It’s 4 PM on a Friday. You’re staring at a half-finished slide deck or a sprawling email draft, trying to summarize a week of chaos into neat little bullet points. You pull metrics from three different dashboards, chase down an engineer for a quick status check, and wordsmith the “risks and mitigations” section until it sounds professional but not alarming. You hit send.
And nothing happens.
Maybe your director replies with a “Thanks.” Maybe it’s crickets. You’ve just spent an hour or more creating a document that serves as little more than a corporate diary, a record of activity that influences no one and changes nothing. This isn't communication; it's compliance.
We treat reporting as a chore because we frame it as a backward-looking summary of what happened. This is the core mistake. A report isn't a historical record. A powerful report is a forward-looking instrument for getting what your team needs.
Stop Answering, Start Asserting
Your stakeholders, especially the senior ones, don’t actually care about what you did this week. They care about what it means for them, for the business, and for the future.
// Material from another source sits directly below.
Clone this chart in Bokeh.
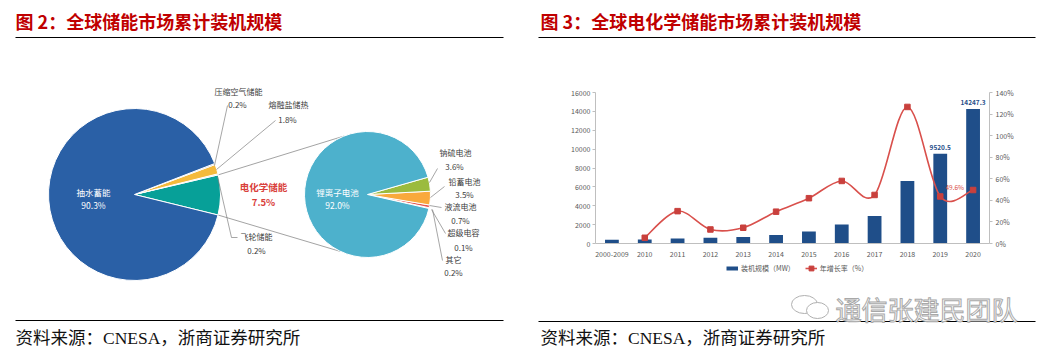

They are pattern-matching for risk and opportunity. Your job isn't to list tasks; it's to provide an opinionated, evidence-backed assertion about what should happen next.
Stop thinking of your update as a list of facts. Start thinking of it as a one-slide pitch deck.
Every report you write should have a clear objective beyond "providing an update."
- Do you need to secure a resource from another team?
- Do you need air cover from a VP to kill a feature?
- Do you need to signal a major risk that requires a strategic decision?
- Do you need to build confidence that your team is crushing its goals?
Pick one. Your entire report should be architected to achieve that single goal.
The Headline, The Evidence, The Ask
Scrap your old template. From now on, structure your updates like this.
1. The Headline: Lead with your single most important assertion. This is the TL;DR your VP can read while walking between meetings. It’s not "Project X Status," it’s a conclusion.
Weak: Feature Y development is on track.
Strong: Feature Y is on track to increase Q4 conversion by an estimated 5%, but only if the marketing team begins campaign creative next week.
Weak: Team encountered a blocker with the payments API.
Strong: The Q3 launch of our new subscription tier is now at risk. We need a decision on using a third-party payment processor by Wednesday.
The headline forces you to have a point of view. It immediately tells the reader why they should care.
2. The Evidence: Below the headline, provide 2-3 bullet points that support your assertion. This is where your data goes. But it’s not a data dump. It’s curated proof.
- User testing showed a 40% higher task completion rate with the new design.
- The payments API team has deprioritized our request, pushing their ETA to late Q3.
- We’ve lost 3 of the last 5 enterprise deals to competitors who have this feature.
Keep it brutally short. Link out to the full dashboard or the detailed project plan for anyone who wants to dig deeper. Respect your audience’s intelligence and their lack of time.
3. The Ask: This is the most crucial part. What do you need from the person reading this? Be explicit. Don't hint. Don't assume they'll connect the dots. Tell them exactly what you need.